--- Start Data for this exercise ---

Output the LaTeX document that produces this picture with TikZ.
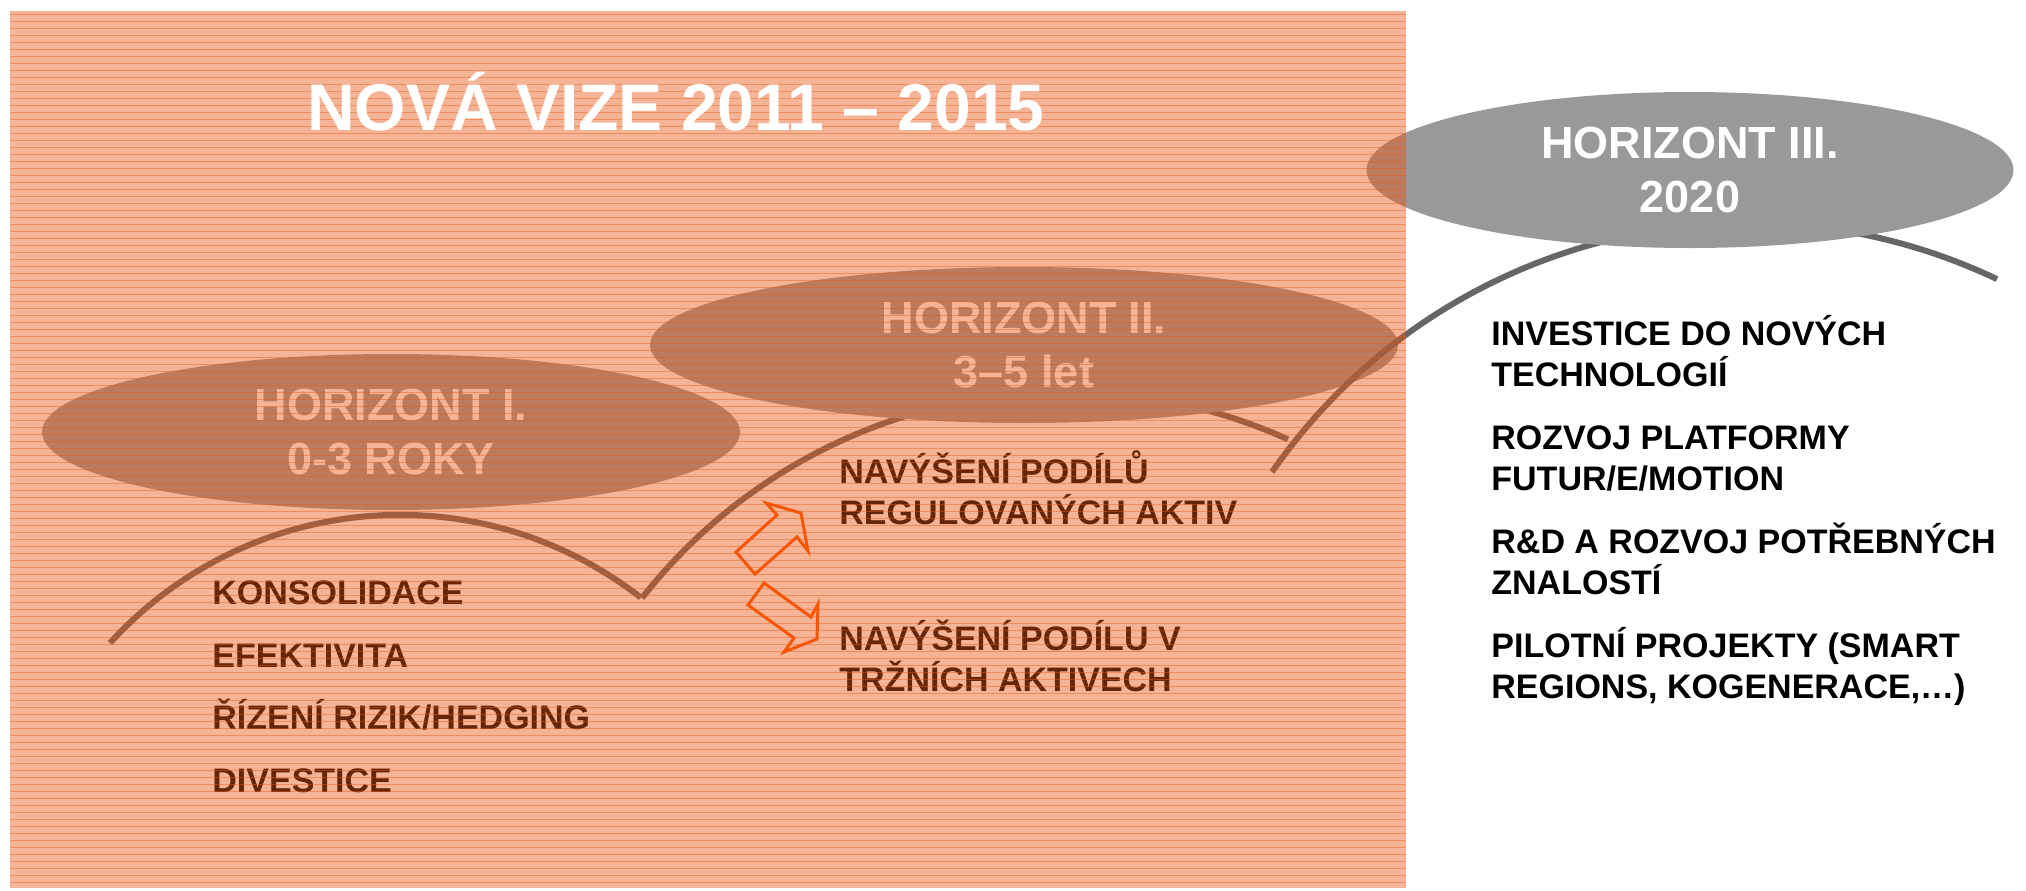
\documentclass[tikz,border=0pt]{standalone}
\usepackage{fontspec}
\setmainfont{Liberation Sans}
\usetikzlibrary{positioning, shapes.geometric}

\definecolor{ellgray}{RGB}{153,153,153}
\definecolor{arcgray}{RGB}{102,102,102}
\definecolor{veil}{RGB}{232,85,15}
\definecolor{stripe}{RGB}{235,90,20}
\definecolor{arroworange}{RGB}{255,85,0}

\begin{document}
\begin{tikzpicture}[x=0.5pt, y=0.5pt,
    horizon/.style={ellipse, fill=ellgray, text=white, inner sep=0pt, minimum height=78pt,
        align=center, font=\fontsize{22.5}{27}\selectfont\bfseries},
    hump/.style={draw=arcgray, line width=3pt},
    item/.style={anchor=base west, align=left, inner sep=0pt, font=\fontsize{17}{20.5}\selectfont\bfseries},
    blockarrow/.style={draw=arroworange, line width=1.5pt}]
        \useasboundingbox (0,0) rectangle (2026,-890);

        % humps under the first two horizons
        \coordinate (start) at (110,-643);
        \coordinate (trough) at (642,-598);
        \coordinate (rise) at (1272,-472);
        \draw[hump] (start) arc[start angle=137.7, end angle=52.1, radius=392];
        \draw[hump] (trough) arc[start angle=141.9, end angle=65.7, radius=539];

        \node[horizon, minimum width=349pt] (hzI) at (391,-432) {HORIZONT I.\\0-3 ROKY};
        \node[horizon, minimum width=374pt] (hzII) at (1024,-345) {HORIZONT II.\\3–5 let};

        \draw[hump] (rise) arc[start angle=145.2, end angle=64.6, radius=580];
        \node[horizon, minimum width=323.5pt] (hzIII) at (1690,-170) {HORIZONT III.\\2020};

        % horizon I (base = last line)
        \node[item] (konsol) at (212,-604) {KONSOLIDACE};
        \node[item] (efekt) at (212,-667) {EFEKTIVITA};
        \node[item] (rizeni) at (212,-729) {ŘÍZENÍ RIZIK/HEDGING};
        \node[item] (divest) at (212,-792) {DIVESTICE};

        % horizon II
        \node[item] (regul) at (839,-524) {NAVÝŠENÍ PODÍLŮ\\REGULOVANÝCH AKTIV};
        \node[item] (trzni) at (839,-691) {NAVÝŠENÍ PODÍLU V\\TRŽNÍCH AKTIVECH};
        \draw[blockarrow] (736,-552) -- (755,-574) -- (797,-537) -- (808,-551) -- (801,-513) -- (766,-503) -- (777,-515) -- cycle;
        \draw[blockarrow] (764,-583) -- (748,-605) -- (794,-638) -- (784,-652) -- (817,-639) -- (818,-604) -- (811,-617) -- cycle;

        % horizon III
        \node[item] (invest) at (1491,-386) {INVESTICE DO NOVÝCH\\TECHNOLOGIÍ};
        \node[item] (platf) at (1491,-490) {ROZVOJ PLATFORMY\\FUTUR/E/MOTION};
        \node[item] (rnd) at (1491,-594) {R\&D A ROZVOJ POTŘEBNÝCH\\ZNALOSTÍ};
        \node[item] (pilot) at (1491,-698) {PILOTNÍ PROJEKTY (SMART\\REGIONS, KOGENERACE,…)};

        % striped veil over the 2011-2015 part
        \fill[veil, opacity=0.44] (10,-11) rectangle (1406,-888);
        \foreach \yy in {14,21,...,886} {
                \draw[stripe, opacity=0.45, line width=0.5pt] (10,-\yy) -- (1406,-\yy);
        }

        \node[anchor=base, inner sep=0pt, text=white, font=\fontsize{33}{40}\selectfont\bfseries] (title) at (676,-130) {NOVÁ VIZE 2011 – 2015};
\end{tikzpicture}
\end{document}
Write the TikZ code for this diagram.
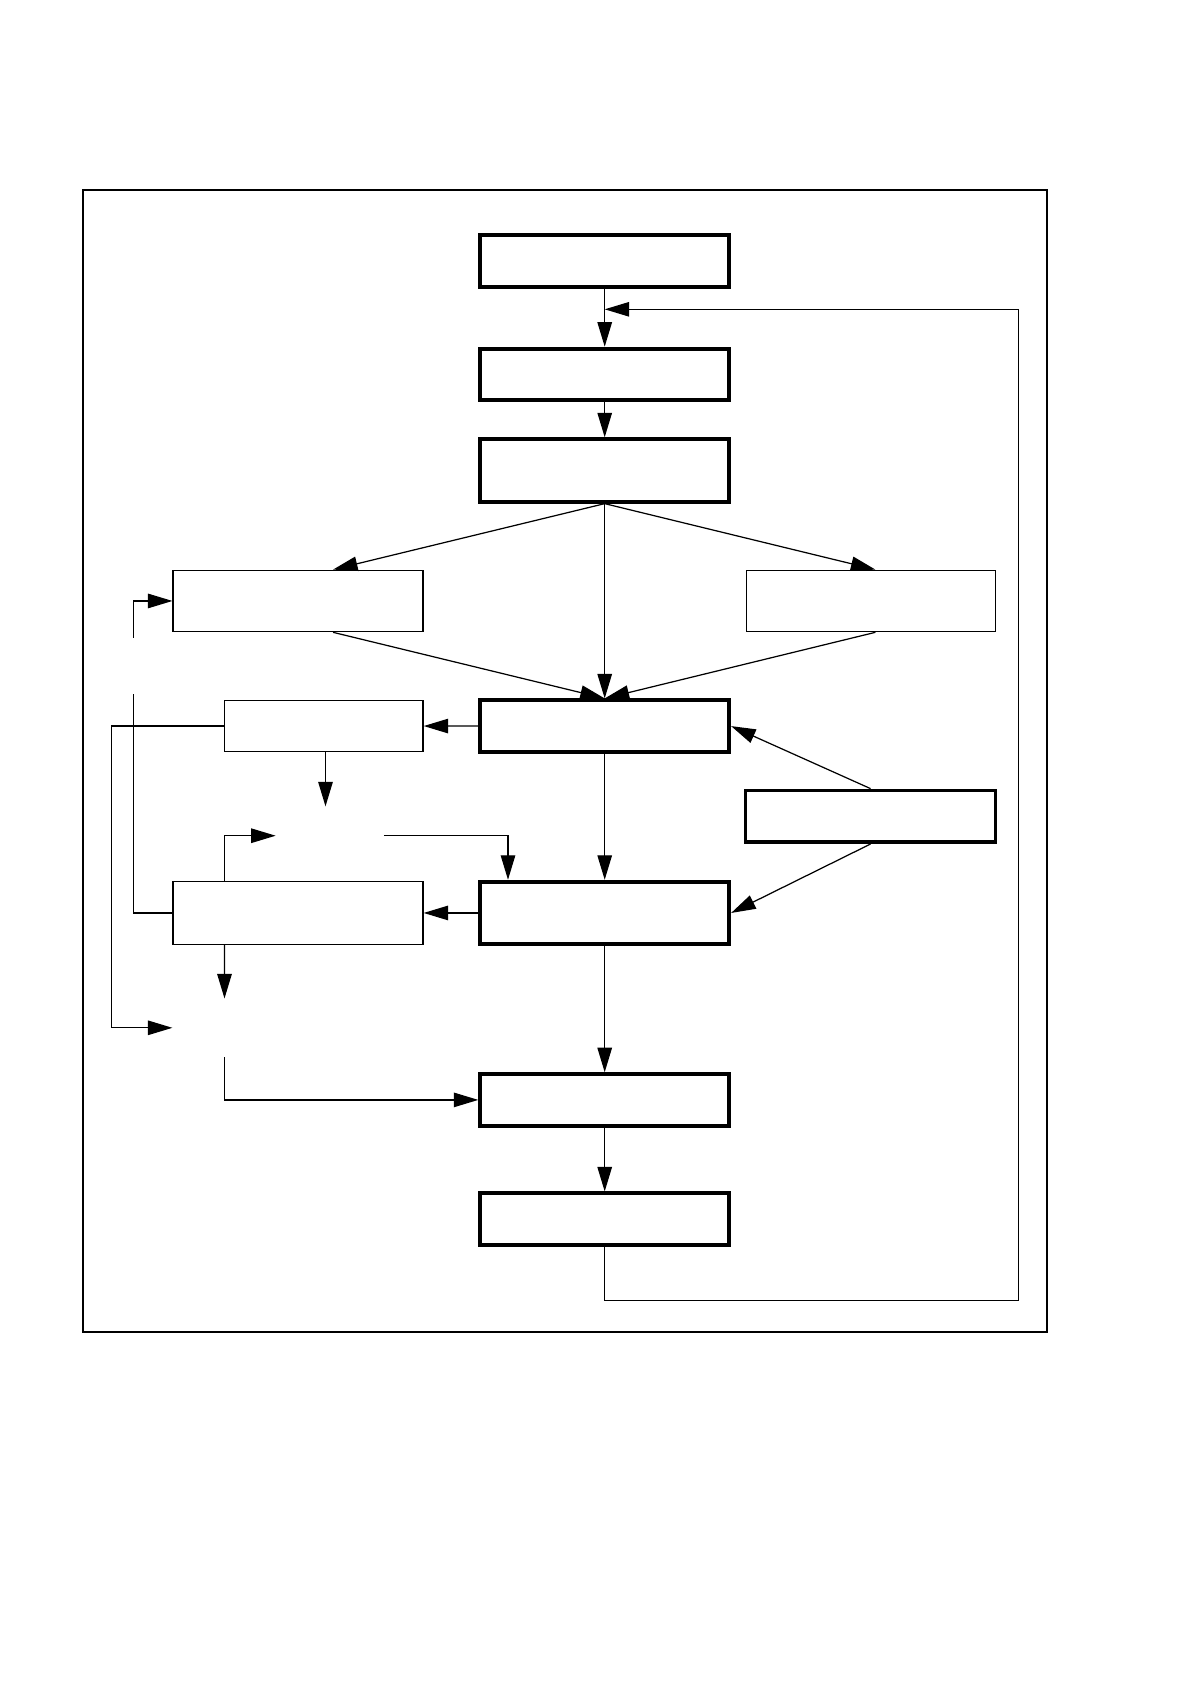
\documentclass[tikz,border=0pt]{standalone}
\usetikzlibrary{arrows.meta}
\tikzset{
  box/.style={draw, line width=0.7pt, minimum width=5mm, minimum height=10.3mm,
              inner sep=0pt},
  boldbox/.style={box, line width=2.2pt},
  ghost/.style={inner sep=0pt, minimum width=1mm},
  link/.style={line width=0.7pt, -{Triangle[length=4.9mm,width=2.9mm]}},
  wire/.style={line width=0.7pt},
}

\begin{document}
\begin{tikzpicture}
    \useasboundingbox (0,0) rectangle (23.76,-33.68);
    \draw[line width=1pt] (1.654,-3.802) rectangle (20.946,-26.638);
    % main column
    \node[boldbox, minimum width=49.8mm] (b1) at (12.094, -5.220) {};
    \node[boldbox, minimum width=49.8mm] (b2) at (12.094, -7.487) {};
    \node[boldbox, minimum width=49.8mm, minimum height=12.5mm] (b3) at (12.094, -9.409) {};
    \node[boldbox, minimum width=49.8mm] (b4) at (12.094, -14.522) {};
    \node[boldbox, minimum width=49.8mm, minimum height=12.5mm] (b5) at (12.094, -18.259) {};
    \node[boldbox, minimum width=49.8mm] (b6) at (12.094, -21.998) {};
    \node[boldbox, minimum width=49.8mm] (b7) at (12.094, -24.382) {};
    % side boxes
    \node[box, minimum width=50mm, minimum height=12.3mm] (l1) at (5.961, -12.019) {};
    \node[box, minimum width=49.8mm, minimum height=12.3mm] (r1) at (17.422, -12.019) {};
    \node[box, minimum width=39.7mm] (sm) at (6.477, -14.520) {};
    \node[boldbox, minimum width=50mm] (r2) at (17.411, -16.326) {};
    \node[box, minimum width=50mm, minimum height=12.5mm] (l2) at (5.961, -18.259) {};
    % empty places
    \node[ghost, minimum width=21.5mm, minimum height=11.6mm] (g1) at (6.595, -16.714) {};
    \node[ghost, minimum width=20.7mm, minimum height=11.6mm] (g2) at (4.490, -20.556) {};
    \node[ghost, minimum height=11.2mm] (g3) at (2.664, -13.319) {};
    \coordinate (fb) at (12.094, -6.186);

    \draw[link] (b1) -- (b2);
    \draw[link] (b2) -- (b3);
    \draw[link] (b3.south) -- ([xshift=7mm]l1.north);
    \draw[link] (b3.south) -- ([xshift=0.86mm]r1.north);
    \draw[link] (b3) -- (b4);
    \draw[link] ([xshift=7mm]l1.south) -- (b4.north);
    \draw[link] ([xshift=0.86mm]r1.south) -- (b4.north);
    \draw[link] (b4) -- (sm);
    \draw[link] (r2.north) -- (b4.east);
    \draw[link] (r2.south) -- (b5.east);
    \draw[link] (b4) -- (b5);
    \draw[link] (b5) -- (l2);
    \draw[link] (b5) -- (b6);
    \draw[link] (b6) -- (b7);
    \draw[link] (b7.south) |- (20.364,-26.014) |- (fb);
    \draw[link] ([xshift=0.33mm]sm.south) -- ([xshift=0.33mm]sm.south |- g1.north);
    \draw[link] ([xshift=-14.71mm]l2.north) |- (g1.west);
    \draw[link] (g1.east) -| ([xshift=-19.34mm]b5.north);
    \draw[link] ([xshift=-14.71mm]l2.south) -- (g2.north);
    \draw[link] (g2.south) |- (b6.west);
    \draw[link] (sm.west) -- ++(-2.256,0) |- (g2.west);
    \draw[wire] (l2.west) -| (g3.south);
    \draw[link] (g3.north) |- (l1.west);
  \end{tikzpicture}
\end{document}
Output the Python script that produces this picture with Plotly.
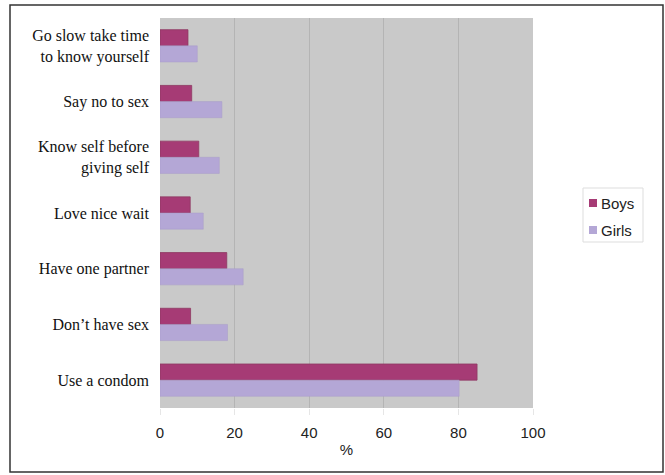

--- End Data for this exercise ---

* Task goal *
Word for word, retype the lines in the entries above that run from the one with "Write the TikZ code for this diagram." through the one with "at (12.094, -6.186);". Both ends count; pictures do not.

* The reply *
Write the TikZ code for this diagram.
\documentclass[tikz,border=0pt]{standalone}
\usetikzlibrary{arrows.meta}
\tikzset{
  box/.style={draw, line width=0.7pt, minimum width=5mm, minimum height=10.3mm,
              inner sep=0pt},
  boldbox/.style={box, line width=2.2pt},
  ghost/.style={inner sep=0pt, minimum width=1mm},
  link/.style={line width=0.7pt, -{Triangle[length=4.9mm,width=2.9mm]}},
  wire/.style={line width=0.7pt},
}

\begin{document}
\begin{tikzpicture}
    \useasboundingbox (0,0) rectangle (23.76,-33.68);
    \draw[line width=1pt] (1.654,-3.802) rectangle (20.946,-26.638);
    % main column
    \node[boldbox, minimum width=49.8mm] (b1) at (12.094, -5.220) {};
    \node[boldbox, minimum width=49.8mm] (b2) at (12.094, -7.487) {};
    \node[boldbox, minimum width=49.8mm, minimum height=12.5mm] (b3) at (12.094, -9.409) {};
    \node[boldbox, minimum width=49.8mm] (b4) at (12.094, -14.522) {};
    \node[boldbox, minimum width=49.8mm, minimum height=12.5mm] (b5) at (12.094, -18.259) {};
    \node[boldbox, minimum width=49.8mm] (b6) at (12.094, -21.998) {};
    \node[boldbox, minimum width=49.8mm] (b7) at (12.094, -24.382) {};
    % side boxes
    \node[box, minimum width=50mm, minimum height=12.3mm] (l1) at (5.961, -12.019) {};
    \node[box, minimum width=49.8mm, minimum height=12.3mm] (r1) at (17.422, -12.019) {};
    \node[box, minimum width=39.7mm] (sm) at (6.477, -14.520) {};
    \node[boldbox, minimum width=50mm] (r2) at (17.411, -16.326) {};
    \node[box, minimum width=50mm, minimum height=12.5mm] (l2) at (5.961, -18.259) {};
    % empty places
    \node[ghost, minimum width=21.5mm, minimum height=11.6mm] (g1) at (6.595, -16.714) {};
    \node[ghost, minimum width=20.7mm, minimum height=11.6mm] (g2) at (4.490, -20.556) {};
    \node[ghost, minimum height=11.2mm] (g3) at (2.664, -13.319) {};
    \coordinate (fb) at (12.094, -6.186);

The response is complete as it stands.